Closed grivasgervilla closed 2 years ago

grivasgervilla commented 2 years ago

Hi,

first of all, many thanks for this awesome font that I am using to write my PhD thesis. I have working for a while with this font and I have encountered a certain inconsistency between some symbols. Here I show an image of these symbols:

image

The LaTeX code to obtain this output is:

\llbracket p \rrbracket \lbrack p \rbrack 

The \llbracket and \rrbracket symbols come from the stmaryrd package. As you can see, the stroke and the height of both symbols (sorry if I am using the wrong terms) do not match. Could it be solved? The corresponding Unicode symbols for \llbracket and \rrbracket are U+27E6 and U+27E7, respectively.

Many thanks for your time.

tiroj commented 2 years ago

That should be fixed in the new v2.20 work we delivered to STI Pub in December, which is currently undergoing testing. We coordinated the heights of all the delimiters in the Math font, including the basic punctuation set that were previously as inherited from the Text font.

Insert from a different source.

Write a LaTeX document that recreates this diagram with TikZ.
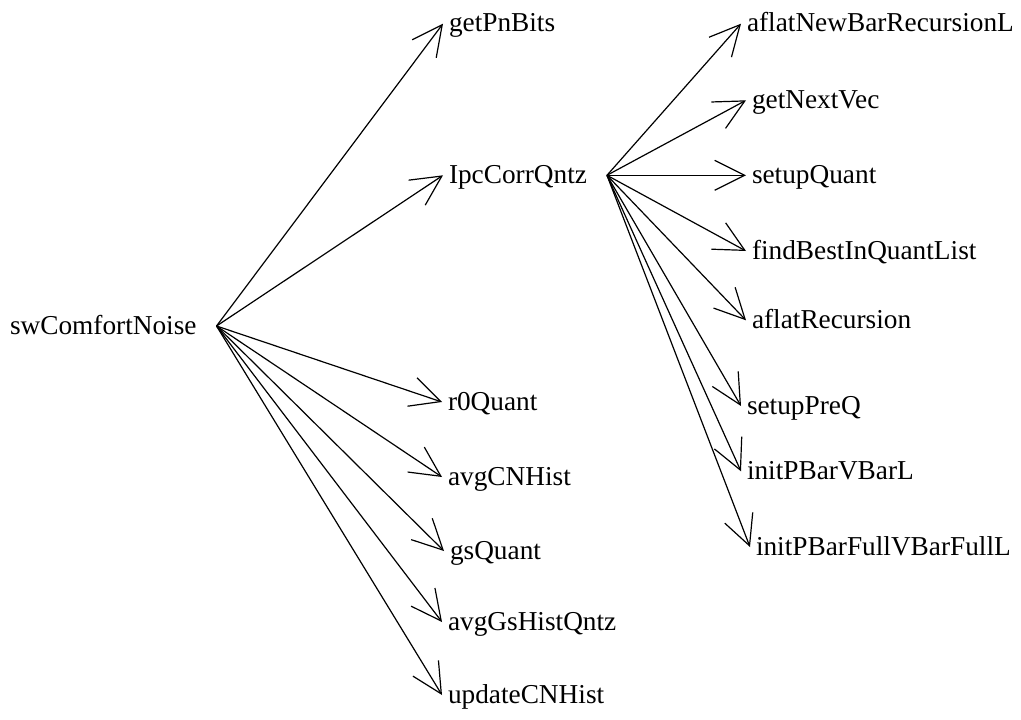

grivasgervilla commented 2 years ago

And it seems that the corners of \llbracket and \rrbracket are rounder while \lbracket and \rbracket are not. Is this intended?

On the other hand, when will v2.20 be released? Many thanks for your great work :smile:.

tiroj commented 2 years ago

Oh. Those dblstruck brackets are not STIX Two Math: somehow you are getting fallback to a different font. This is how STIX Two Math displays U+27E6 and U+27E7:

image

I don’t know when v2.20 will be released. That is decided by STI Pub.

grivasgervilla commented 2 years ago

I think that I have found the solution to use the proper symbols for the dblstruck brackets. Previously, I was using the package stmaryrd in order to be able to use the \llbracket and \rrbracket commands to include these symbols, and it seems that this package uses its own symbols for this.

However, I have realized that STIX is one of the LaTeX fonts that supports the unicode-math package (users should love STIX for that :heart_eyes:). Then, you can check the list of unicode-math symbols and find which is the macro of unicode-math for the desired symbol and see whether this is available on the font (STIX in this case or not).

STIX widely supports the unicode-math symbol set, so in this case you only should use the macros \lBrack and rBrack to get these dblstruck brackets without using the stmaryrd package. And then you get the proper STIX dblstruck brackets :smile:.

I will leave this response here in case someone could find it useful for their use of STIX in LaTeX. I close this issue with this comment.

Again, many thanks for your time, and thanks for this awesome project.